Sql-server – complex normalisation problem

database-designnormalizationsql server

I am transfering a managment application from Access to SQL Server and from vba to .net. Still in study and learning phase. I am wondering if one of the solutions I developped previously can not be improved using a more normalised technique but could not find out if and how to improve.

I have a unique centralised documents table (and conected form) containing a row for every document (word, pdf or image) refered to by the application with besides document specific data it contains two columns referring to the application's element linked to that document = where it was added like Bank statement, invoice, budget, relation, contact, Project, Investment, Account with as purpose allowing a shortcut to the origin of the document i.e. enabling to open directly the form from where the document was originally added to the database.

I did it dedicating two columns one (a one char FK) "Origin" refers to the PK of a table containing the data to access the table or open the form where the document was originaly created the other "OriginID" contains the Origin table Primary Key (they can all be refered to through a unique integer clustered primary key).

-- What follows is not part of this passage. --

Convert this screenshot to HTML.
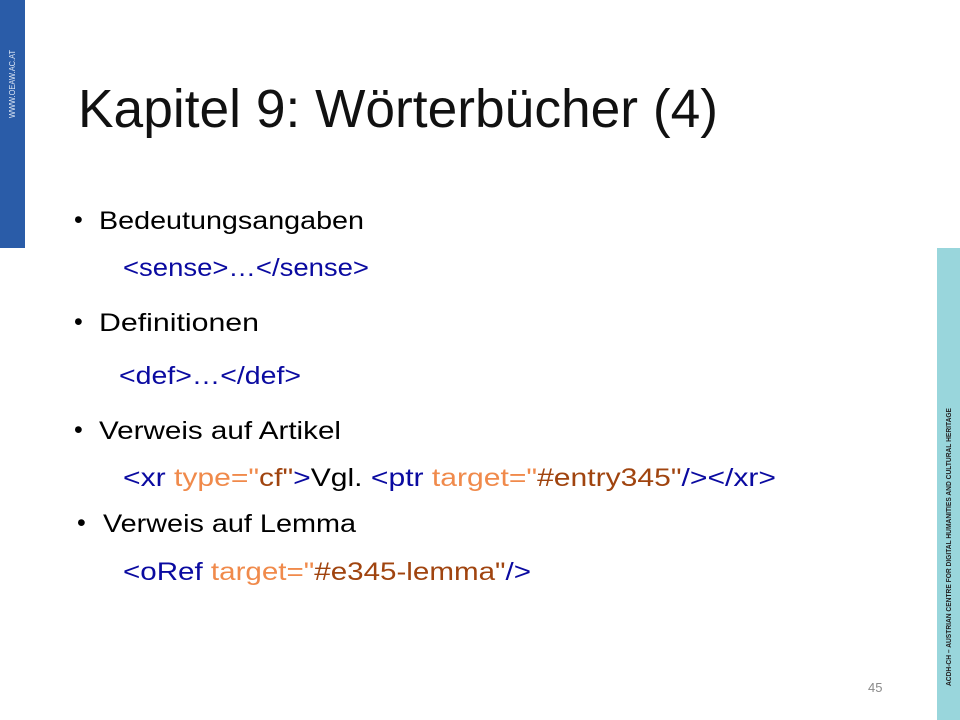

That way of working although efficient does not comply with normalisation but I did not find a way to normalise those relations as there are 9 entities that can create a document record.

Now that I am reviewing and rewriting the application for SQL server I wonder if there could be a better way to handle those relations.

Best Answer

This may not be a normalization problem. Almost every table has metadata or audit information -- the date the record was inserted and/or updated and by whom, app data such as page id, etc. This is not entity data, just other information that is needed when working with the entity data. As such, they don't really fall under the normal design rules, including normalization.

It sounds like your data concerning documents and other app info fits into this metadata role. If so, you don't have to worry about how it relates to entity data. Keep it as it is.